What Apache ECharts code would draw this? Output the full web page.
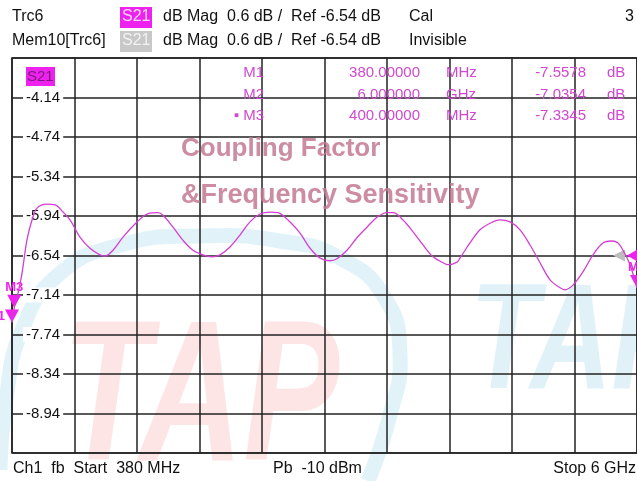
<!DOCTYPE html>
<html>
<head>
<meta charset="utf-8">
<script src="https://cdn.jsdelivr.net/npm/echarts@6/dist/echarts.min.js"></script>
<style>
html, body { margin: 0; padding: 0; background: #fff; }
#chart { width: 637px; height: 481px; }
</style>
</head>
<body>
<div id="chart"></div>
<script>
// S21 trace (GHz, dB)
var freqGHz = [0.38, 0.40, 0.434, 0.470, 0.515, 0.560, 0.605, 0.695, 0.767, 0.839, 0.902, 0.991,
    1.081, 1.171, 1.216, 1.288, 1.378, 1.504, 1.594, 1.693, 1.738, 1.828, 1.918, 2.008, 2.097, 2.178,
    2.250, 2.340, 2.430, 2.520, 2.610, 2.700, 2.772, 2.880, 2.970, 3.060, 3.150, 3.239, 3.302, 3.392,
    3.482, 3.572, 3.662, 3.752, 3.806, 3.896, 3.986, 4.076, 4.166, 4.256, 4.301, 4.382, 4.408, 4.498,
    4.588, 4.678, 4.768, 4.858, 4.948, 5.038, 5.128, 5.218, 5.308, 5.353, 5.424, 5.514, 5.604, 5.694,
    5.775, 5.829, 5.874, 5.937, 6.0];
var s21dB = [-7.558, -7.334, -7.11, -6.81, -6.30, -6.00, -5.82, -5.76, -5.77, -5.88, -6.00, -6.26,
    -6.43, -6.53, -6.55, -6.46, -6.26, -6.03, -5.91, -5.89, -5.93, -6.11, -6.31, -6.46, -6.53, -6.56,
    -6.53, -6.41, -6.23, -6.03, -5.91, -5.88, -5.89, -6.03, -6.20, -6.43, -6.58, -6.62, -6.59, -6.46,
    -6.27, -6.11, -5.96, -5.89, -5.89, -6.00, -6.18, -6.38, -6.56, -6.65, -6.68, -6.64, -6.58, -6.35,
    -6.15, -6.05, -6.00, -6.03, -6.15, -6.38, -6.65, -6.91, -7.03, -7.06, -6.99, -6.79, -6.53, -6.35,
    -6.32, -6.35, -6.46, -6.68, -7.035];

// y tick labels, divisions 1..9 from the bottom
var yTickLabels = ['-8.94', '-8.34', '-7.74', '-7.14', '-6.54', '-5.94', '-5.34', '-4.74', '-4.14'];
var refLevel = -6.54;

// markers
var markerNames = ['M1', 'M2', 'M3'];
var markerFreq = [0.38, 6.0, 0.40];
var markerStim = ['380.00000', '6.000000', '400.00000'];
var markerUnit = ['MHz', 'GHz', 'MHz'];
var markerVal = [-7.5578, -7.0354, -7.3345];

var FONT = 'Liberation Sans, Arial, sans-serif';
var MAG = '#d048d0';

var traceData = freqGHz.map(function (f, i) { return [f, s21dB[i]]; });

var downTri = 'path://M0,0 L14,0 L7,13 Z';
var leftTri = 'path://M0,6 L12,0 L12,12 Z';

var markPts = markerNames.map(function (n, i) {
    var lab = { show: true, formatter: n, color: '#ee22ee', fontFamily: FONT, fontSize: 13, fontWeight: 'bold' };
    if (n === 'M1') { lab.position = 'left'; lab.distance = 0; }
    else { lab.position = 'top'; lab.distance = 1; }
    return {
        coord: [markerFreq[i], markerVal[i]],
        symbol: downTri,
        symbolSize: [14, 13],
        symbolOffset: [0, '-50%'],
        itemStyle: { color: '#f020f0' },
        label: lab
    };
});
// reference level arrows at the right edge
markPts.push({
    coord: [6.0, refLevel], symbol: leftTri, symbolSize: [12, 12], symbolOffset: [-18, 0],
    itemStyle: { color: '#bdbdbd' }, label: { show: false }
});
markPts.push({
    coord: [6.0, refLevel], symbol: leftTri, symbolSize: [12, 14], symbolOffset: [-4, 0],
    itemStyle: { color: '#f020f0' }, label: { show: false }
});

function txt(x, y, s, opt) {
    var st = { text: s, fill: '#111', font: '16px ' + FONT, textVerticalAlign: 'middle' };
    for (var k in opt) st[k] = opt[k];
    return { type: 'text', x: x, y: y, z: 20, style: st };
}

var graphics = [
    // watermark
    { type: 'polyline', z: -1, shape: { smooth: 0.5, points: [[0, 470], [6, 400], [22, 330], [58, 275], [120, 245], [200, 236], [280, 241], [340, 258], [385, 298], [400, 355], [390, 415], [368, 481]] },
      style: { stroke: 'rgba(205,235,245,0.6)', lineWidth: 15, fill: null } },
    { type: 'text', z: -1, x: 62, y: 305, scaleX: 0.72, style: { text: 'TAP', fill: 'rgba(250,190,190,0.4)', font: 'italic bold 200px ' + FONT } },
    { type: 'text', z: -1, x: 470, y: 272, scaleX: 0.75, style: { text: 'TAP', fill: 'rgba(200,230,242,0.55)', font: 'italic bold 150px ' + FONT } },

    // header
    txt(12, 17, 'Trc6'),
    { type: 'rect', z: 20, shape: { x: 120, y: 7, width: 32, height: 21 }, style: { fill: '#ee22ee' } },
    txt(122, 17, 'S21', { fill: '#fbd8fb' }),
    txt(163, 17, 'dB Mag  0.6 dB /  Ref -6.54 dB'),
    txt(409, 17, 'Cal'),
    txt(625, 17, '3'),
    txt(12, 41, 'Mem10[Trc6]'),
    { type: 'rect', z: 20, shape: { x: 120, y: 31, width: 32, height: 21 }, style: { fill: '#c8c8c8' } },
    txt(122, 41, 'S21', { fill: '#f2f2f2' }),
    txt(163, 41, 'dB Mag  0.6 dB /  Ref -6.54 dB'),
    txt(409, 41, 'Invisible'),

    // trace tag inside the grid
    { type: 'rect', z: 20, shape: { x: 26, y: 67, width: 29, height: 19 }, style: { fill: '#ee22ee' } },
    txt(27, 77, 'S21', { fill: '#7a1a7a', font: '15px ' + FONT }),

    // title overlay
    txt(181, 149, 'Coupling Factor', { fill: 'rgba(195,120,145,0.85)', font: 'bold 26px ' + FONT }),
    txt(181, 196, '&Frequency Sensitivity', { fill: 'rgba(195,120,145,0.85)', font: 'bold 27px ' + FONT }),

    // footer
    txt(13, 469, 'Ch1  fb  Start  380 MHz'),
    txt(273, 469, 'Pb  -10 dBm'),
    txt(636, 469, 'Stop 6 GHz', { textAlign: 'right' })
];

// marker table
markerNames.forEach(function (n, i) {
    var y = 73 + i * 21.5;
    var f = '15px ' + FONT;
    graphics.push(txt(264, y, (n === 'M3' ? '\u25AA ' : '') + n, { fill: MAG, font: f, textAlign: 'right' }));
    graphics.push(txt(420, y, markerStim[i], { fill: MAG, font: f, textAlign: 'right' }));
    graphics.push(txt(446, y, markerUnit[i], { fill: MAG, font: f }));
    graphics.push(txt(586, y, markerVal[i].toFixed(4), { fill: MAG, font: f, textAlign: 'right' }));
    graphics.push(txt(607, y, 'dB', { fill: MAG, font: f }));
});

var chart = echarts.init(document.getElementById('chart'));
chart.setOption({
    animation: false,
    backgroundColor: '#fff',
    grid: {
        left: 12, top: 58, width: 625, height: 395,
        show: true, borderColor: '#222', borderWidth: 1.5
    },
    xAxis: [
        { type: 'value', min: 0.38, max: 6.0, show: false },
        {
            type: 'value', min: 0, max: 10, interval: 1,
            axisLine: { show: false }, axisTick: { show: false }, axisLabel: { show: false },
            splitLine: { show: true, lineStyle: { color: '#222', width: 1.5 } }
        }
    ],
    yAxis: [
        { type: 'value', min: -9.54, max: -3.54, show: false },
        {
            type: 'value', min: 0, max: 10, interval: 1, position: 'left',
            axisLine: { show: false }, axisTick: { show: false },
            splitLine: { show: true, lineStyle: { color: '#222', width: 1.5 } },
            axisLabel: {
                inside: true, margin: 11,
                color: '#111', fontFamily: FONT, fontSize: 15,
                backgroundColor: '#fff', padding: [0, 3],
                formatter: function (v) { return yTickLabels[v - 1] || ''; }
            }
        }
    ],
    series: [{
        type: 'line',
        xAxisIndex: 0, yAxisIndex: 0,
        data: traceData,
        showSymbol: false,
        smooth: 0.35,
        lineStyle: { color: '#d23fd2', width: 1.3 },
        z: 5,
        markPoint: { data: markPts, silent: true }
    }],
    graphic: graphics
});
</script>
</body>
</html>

____________

WHAT THE EXERCISE ASKS: Set down again, exactly, the lines of the material above from its first line to the one with "var traceData = freqGHz.map(function", inclusive. Leave the pictures out.

RESULT OF THE EXERCISE:
What Apache ECharts code would draw this? Output the full web page.
<!DOCTYPE html>
<html>
<head>
<meta charset="utf-8">
<script src="https://cdn.jsdelivr.net/npm/echarts@6/dist/echarts.min.js"></script>
<style>
html, body { margin: 0; padding: 0; background: #fff; }
#chart { width: 637px; height: 481px; }
</style>
</head>
<body>
<div id="chart"></div>
<script>
// S21 trace (GHz, dB)
var freqGHz = [0.38, 0.40, 0.434, 0.470, 0.515, 0.560, 0.605, 0.695, 0.767, 0.839, 0.902, 0.991,
    1.081, 1.171, 1.216, 1.288, 1.378, 1.504, 1.594, 1.693, 1.738, 1.828, 1.918, 2.008, 2.097, 2.178,
    2.250, 2.340, 2.430, 2.520, 2.610, 2.700, 2.772, 2.880, 2.970, 3.060, 3.150, 3.239, 3.302, 3.392,
    3.482, 3.572, 3.662, 3.752, 3.806, 3.896, 3.986, 4.076, 4.166, 4.256, 4.301, 4.382, 4.408, 4.498,
    4.588, 4.678, 4.768, 4.858, 4.948, 5.038, 5.128, 5.218, 5.308, 5.353, 5.424, 5.514, 5.604, 5.694,
    5.775, 5.829, 5.874, 5.937, 6.0];
var s21dB = [-7.558, -7.334, -7.11, -6.81, -6.30, -6.00, -5.82, -5.76, -5.77, -5.88, -6.00, -6.26,
    -6.43, -6.53, -6.55, -6.46, -6.26, -6.03, -5.91, -5.89, -5.93, -6.11, -6.31, -6.46, -6.53, -6.56,
    -6.53, -6.41, -6.23, -6.03, -5.91, -5.88, -5.89, -6.03, -6.20, -6.43, -6.58, -6.62, -6.59, -6.46,
    -6.27, -6.11, -5.96, -5.89, -5.89, -6.00, -6.18, -6.38, -6.56, -6.65, -6.68, -6.64, -6.58, -6.35,
    -6.15, -6.05, -6.00, -6.03, -6.15, -6.38, -6.65, -6.91, -7.03, -7.06, -6.99, -6.79, -6.53, -6.35,
    -6.32, -6.35, -6.46, -6.68, -7.035];

// y tick labels, divisions 1..9 from the bottom
var yTickLabels = ['-8.94', '-8.34', '-7.74', '-7.14', '-6.54', '-5.94', '-5.34', '-4.74', '-4.14'];
var refLevel = -6.54;

// markers
var markerNames = ['M1', 'M2', 'M3'];
var markerFreq = [0.38, 6.0, 0.40];
var markerStim = ['380.00000', '6.000000', '400.00000'];
var markerUnit = ['MHz', 'GHz', 'MHz'];
var markerVal = [-7.5578, -7.0354, -7.3345];

var FONT = 'Liberation Sans, Arial, sans-serif';
var MAG = '#d048d0';

var traceData = freqGHz.map(function (f, i) { return [f, s21dB[i]]; });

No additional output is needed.